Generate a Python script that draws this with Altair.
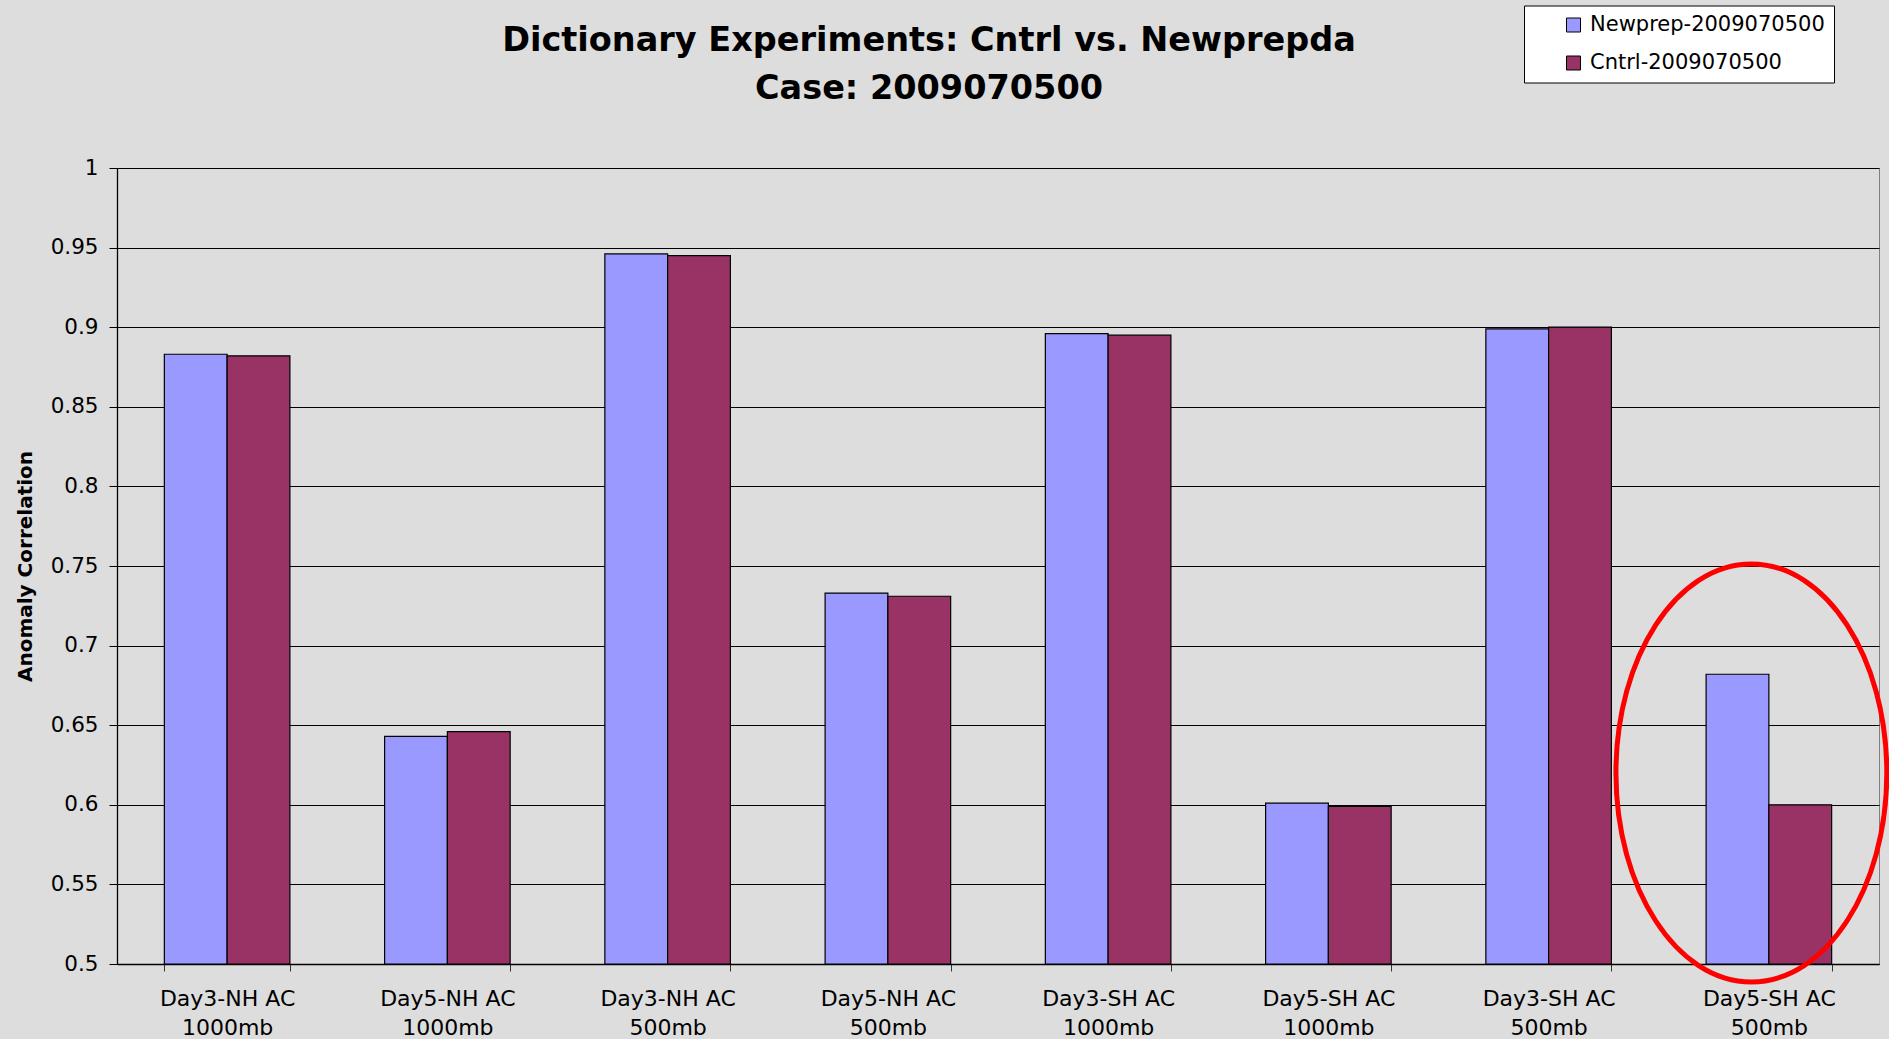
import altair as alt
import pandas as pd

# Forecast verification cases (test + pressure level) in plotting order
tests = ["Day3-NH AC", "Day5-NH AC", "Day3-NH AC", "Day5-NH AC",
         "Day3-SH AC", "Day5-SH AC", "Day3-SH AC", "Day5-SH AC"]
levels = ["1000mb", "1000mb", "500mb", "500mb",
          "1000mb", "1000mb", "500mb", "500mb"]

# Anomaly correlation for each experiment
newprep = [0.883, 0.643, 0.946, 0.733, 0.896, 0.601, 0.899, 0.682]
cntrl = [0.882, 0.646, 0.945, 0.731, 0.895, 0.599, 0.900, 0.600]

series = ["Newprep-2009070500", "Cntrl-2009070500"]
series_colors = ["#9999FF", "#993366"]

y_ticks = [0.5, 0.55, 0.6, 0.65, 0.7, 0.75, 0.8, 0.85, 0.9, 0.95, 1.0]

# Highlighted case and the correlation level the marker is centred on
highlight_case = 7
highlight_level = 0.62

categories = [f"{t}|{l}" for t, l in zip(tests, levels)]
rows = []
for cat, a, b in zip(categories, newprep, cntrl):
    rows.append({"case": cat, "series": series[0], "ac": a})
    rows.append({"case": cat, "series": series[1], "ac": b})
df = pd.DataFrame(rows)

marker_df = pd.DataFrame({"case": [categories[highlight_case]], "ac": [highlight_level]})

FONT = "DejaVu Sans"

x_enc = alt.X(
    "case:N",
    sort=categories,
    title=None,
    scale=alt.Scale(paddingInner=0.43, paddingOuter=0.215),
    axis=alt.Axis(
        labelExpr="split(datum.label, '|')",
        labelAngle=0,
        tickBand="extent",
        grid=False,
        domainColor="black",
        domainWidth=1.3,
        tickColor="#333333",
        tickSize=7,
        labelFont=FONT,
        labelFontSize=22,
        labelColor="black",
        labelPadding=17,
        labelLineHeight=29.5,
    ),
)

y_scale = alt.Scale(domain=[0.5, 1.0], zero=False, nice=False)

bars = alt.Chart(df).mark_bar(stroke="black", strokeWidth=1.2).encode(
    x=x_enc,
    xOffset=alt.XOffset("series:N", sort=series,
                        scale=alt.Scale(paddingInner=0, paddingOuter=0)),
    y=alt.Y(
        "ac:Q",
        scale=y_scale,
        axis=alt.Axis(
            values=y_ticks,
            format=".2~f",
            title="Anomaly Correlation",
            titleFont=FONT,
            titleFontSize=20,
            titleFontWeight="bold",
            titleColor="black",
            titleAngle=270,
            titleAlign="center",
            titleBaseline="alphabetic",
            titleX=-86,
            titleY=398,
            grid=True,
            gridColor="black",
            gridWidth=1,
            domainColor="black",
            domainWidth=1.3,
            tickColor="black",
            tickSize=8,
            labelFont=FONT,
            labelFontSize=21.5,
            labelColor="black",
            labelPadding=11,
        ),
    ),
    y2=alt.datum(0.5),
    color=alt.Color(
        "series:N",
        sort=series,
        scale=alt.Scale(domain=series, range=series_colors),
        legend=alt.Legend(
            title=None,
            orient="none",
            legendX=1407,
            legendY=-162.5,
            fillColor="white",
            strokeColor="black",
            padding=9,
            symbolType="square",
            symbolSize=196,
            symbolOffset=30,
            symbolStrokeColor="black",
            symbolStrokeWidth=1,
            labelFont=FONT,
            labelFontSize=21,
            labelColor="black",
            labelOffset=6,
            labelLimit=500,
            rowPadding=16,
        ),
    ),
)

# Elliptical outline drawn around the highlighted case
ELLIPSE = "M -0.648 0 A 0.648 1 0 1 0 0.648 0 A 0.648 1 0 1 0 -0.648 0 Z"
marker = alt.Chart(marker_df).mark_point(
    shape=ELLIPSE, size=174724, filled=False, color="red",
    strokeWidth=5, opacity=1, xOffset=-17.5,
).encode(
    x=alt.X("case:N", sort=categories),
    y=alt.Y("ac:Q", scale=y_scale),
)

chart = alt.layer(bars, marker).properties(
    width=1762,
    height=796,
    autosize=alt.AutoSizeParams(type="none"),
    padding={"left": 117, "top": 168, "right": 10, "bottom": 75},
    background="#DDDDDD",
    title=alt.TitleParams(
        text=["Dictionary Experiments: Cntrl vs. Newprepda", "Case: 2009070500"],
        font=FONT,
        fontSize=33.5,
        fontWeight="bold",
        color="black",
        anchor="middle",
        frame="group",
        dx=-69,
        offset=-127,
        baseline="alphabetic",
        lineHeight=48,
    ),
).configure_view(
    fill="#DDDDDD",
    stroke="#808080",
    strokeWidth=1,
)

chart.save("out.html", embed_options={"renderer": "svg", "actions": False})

□ □ □ □ □ □ □

▶ _PROBLEM TO SOLVE_: Return the material word for word. Pictures are not part of the copy.

▶ _IN RESPONSE_:
Generate a Python script that draws this with Altair.
import altair as alt
import pandas as pd

# Forecast verification cases (test + pressure level) in plotting order
tests = ["Day3-NH AC", "Day5-NH AC", "Day3-NH AC", "Day5-NH AC",
         "Day3-SH AC", "Day5-SH AC", "Day3-SH AC", "Day5-SH AC"]
levels = ["1000mb", "1000mb", "500mb", "500mb",
          "1000mb", "1000mb", "500mb", "500mb"]

# Anomaly correlation for each experiment
newprep = [0.883, 0.643, 0.946, 0.733, 0.896, 0.601, 0.899, 0.682]
cntrl = [0.882, 0.646, 0.945, 0.731, 0.895, 0.599, 0.900, 0.600]

series = ["Newprep-2009070500", "Cntrl-2009070500"]
series_colors = ["#9999FF", "#993366"]

y_ticks = [0.5, 0.55, 0.6, 0.65, 0.7, 0.75, 0.8, 0.85, 0.9, 0.95, 1.0]

# Highlighted case and the correlation level the marker is centred on
highlight_case = 7
highlight_level = 0.62

categories = [f"{t}|{l}" for t, l in zip(tests, levels)]
rows = []
for cat, a, b in zip(categories, newprep, cntrl):
    rows.append({"case": cat, "series": series[0], "ac": a})
    rows.append({"case": cat, "series": series[1], "ac": b})
df = pd.DataFrame(rows)

marker_df = pd.DataFrame({"case": [categories[highlight_case]], "ac": [highlight_level]})

FONT = "DejaVu Sans"

x_enc = alt.X(
    "case:N",
    sort=categories,
    title=None,
    scale=alt.Scale(paddingInner=0.43, paddingOuter=0.215),
    axis=alt.Axis(
        labelExpr="split(datum.label, '|')",
        labelAngle=0,
        tickBand="extent",
        grid=False,
        domainColor="black",
        domainWidth=1.3,
        tickColor="#333333",
        tickSize=7,
        labelFont=FONT,
        labelFontSize=22,
        labelColor="black",
        labelPadding=17,
        labelLineHeight=29.5,
    ),
)

y_scale = alt.Scale(domain=[0.5, 1.0], zero=False, nice=False)

bars = alt.Chart(df).mark_bar(stroke="black", strokeWidth=1.2).encode(
    x=x_enc,
    xOffset=alt.XOffset("series:N", sort=series,
                        scale=alt.Scale(paddingInner=0, paddingOuter=0)),
    y=alt.Y(
        "ac:Q",
        scale=y_scale,
        axis=alt.Axis(
            values=y_ticks,
            format=".2~f",
            title="Anomaly Correlation",
            titleFont=FONT,
            titleFontSize=20,
            titleFontWeight="bold",
            titleColor="black",
            titleAngle=270,
            titleAlign="center",
            titleBaseline="alphabetic",
            titleX=-86,
            titleY=398,
            grid=True,
            gridColor="black",
            gridWidth=1,
            domainColor="black",
            domainWidth=1.3,
            tickColor="black",
            tickSize=8,
            labelFont=FONT,
            labelFontSize=21.5,
            labelColor="black",
            labelPadding=11,
        ),
    ),
    y2=alt.datum(0.5),
    color=alt.Color(
        "series:N",
        sort=series,
        scale=alt.Scale(domain=series, range=series_colors),
        legend=alt.Legend(
            title=None,
            orient="none",
            legendX=1407,
            legendY=-162.5,
            fillColor="white",
            strokeColor="black",
            padding=9,
            symbolType="square",
            symbolSize=196,
            symbolOffset=30,
            symbolStrokeColor="black",
            symbolStrokeWidth=1,
            labelFont=FONT,
            labelFontSize=21,
            labelColor="black",
            labelOffset=6,
            labelLimit=500,
            rowPadding=16,
        ),
    ),
)

# Elliptical outline drawn around the highlighted case
ELLIPSE = "M -0.648 0 A 0.648 1 0 1 0 0.648 0 A 0.648 1 0 1 0 -0.648 0 Z"
marker = alt.Chart(marker_df).mark_point(
    shape=ELLIPSE, size=174724, filled=False, color="red",
    strokeWidth=5, opacity=1, xOffset=-17.5,
).encode(
    x=alt.X("case:N", sort=categories),
    y=alt.Y("ac:Q", scale=y_scale),
)

chart = alt.layer(bars, marker).properties(
    width=1762,
    height=796,
    autosize=alt.AutoSizeParams(type="none"),
    padding={"left": 117, "top": 168, "right": 10, "bottom": 75},
    background="#DDDDDD",
    title=alt.TitleParams(
        text=["Dictionary Experiments: Cntrl vs. Newprepda", "Case: 2009070500"],
        font=FONT,
        fontSize=33.5,
        fontWeight="bold",
        color="black",
        anchor="middle",
        frame="group",
        dx=-69,
        offset=-127,
        baseline="alphabetic",
        lineHeight=48,
    ),
).configure_view(
    fill="#DDDDDD",
    stroke="#808080",
    strokeWidth=1,
)

chart.save("out.html", embed_options={"renderer": "svg", "actions": False})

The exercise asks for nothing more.